__WRITTEN TASK__.
Repeat exactly the lines from the line with "Rebuild this chart" to the line with "ax.set_axisbelow(True)", including both, and leave out any pictures.

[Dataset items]
--- --- ---

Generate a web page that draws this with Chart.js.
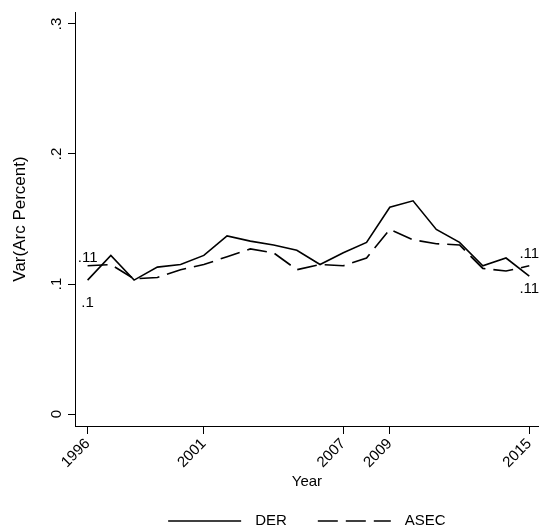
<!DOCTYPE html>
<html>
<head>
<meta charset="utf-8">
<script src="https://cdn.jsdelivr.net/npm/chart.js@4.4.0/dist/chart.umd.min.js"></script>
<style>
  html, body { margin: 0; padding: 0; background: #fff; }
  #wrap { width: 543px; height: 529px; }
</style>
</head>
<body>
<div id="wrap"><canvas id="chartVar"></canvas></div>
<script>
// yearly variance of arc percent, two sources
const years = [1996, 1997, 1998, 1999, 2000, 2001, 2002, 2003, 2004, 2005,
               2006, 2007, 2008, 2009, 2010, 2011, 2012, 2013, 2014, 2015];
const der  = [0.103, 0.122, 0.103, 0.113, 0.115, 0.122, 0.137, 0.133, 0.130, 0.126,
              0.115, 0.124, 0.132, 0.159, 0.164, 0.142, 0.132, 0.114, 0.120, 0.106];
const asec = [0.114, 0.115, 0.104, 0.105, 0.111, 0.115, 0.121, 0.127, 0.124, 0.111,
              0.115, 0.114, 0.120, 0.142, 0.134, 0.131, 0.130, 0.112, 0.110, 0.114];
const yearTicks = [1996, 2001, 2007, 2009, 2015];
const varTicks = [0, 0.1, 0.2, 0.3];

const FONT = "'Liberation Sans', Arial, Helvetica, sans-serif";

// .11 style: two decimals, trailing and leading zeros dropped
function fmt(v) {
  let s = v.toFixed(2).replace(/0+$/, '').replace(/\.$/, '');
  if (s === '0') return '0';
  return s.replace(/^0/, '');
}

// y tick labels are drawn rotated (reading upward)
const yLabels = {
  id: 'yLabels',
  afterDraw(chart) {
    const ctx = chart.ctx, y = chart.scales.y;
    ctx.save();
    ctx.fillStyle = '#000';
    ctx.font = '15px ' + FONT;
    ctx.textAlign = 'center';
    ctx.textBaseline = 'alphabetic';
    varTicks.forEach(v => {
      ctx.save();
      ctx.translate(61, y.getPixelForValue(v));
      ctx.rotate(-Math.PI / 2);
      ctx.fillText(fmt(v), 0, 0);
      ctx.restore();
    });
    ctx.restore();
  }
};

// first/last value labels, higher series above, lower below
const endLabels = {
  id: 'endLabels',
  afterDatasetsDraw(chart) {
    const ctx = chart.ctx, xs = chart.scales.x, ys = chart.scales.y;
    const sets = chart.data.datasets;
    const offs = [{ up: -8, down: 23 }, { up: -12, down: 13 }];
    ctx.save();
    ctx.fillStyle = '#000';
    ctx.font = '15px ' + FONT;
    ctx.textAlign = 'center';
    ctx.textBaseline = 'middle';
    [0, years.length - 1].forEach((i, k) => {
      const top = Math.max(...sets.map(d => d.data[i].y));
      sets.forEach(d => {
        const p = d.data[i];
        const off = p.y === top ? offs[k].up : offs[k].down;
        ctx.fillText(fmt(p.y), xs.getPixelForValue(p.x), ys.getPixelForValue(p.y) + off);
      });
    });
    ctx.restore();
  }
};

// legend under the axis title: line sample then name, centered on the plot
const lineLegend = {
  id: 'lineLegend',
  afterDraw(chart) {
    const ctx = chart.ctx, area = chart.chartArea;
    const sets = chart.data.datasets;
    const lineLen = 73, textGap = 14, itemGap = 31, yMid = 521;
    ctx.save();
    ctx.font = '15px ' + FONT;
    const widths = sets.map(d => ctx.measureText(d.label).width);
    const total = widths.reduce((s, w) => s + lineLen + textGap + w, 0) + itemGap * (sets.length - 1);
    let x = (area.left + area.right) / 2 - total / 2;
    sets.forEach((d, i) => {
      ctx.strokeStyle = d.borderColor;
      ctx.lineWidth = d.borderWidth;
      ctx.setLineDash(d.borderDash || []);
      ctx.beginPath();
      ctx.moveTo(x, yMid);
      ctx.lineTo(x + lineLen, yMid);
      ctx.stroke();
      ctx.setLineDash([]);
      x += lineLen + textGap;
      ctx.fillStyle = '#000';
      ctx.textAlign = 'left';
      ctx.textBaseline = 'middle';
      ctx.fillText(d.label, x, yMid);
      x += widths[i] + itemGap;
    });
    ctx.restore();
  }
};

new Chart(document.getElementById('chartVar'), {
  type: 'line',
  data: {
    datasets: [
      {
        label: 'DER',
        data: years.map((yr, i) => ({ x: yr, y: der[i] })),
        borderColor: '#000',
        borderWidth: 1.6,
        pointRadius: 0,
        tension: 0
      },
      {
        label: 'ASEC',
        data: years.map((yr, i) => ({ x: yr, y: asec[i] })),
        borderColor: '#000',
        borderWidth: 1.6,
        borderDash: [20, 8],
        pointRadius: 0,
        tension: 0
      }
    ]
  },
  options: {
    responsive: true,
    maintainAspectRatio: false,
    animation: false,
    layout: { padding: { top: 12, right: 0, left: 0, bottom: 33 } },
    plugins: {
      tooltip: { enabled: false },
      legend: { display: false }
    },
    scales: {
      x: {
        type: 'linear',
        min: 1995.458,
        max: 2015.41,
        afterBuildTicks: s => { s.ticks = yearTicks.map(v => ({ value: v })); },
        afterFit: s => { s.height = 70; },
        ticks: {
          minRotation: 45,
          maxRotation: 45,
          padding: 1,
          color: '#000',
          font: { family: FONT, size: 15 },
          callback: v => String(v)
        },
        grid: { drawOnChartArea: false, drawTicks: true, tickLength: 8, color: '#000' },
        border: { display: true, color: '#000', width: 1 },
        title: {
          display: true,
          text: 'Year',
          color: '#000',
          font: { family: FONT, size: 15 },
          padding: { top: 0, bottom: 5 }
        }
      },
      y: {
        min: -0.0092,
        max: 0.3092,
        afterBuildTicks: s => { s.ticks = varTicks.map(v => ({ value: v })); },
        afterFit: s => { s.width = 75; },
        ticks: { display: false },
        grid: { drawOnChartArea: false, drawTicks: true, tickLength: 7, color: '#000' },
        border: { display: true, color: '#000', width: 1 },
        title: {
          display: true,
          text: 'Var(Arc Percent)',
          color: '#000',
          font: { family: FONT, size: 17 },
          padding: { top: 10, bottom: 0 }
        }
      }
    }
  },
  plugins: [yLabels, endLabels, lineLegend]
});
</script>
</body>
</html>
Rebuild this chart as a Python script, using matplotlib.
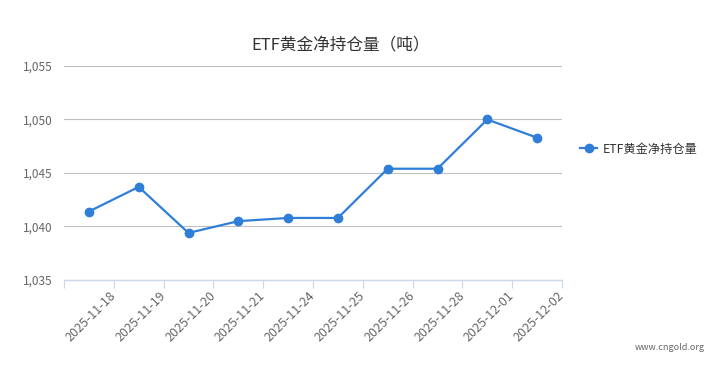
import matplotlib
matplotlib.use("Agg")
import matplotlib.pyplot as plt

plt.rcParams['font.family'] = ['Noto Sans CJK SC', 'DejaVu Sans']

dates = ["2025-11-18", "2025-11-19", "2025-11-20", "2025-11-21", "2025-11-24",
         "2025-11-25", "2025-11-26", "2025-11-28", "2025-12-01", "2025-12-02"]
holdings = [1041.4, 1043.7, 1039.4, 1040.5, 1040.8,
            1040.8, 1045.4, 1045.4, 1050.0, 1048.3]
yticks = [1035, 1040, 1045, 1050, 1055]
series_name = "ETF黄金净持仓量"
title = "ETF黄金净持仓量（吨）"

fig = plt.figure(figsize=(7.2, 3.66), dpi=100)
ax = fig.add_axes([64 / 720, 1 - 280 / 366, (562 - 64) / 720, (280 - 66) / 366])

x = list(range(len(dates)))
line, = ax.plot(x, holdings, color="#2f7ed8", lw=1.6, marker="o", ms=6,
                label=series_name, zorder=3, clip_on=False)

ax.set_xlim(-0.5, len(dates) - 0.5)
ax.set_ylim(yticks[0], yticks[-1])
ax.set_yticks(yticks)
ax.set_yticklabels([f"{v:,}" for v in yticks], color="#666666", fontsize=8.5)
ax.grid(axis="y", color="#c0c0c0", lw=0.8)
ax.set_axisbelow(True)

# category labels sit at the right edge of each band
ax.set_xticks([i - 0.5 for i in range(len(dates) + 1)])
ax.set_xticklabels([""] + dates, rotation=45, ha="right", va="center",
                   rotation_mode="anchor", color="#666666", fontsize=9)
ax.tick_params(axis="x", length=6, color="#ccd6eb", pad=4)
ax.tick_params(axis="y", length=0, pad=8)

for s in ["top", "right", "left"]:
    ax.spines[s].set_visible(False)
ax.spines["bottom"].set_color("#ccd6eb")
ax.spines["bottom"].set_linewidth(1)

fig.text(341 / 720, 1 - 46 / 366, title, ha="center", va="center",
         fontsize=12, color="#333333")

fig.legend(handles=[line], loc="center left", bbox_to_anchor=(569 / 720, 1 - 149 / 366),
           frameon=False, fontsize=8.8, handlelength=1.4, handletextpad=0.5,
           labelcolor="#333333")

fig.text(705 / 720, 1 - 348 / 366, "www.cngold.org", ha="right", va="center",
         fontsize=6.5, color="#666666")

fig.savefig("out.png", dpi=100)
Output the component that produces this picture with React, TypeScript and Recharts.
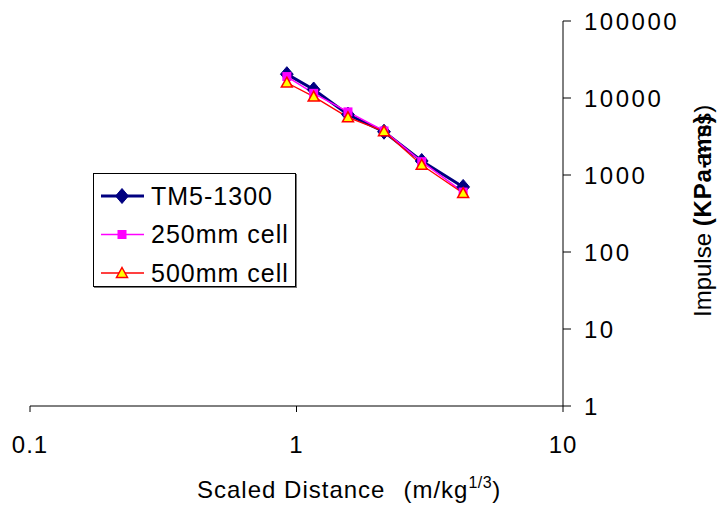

--- --- ---

__ANSWER FOR THE TASK__.
Rebuild this chart as a Python script, using matplotlib.
import matplotlib
matplotlib.use("Agg")
import matplotlib.pyplot as plt

plt.rcParams['font.family'] = ['Noto Sans CJK SC', 'DejaVu Sans']

dates = ["2025-11-18", "2025-11-19", "2025-11-20", "2025-11-21", "2025-11-24",
         "2025-11-25", "2025-11-26", "2025-11-28", "2025-12-01", "2025-12-02"]
holdings = [1041.4, 1043.7, 1039.4, 1040.5, 1040.8,
            1040.8, 1045.4, 1045.4, 1050.0, 1048.3]
yticks = [1035, 1040, 1045, 1050, 1055]
series_name = "ETF黄金净持仓量"
title = "ETF黄金净持仓量（吨）"

fig = plt.figure(figsize=(7.2, 3.66), dpi=100)
ax = fig.add_axes([64 / 720, 1 - 280 / 366, (562 - 64) / 720, (280 - 66) / 366])

x = list(range(len(dates)))
line, = ax.plot(x, holdings, color="#2f7ed8", lw=1.6, marker="o", ms=6,
                label=series_name, zorder=3, clip_on=False)

ax.set_xlim(-0.5, len(dates) - 0.5)
ax.set_ylim(yticks[0], yticks[-1])
ax.set_yticks(yticks)
ax.set_yticklabels([f"{v:,}" for v in yticks], color="#666666", fontsize=8.5)
ax.grid(axis="y", color="#c0c0c0", lw=0.8)
ax.set_axisbelow(True)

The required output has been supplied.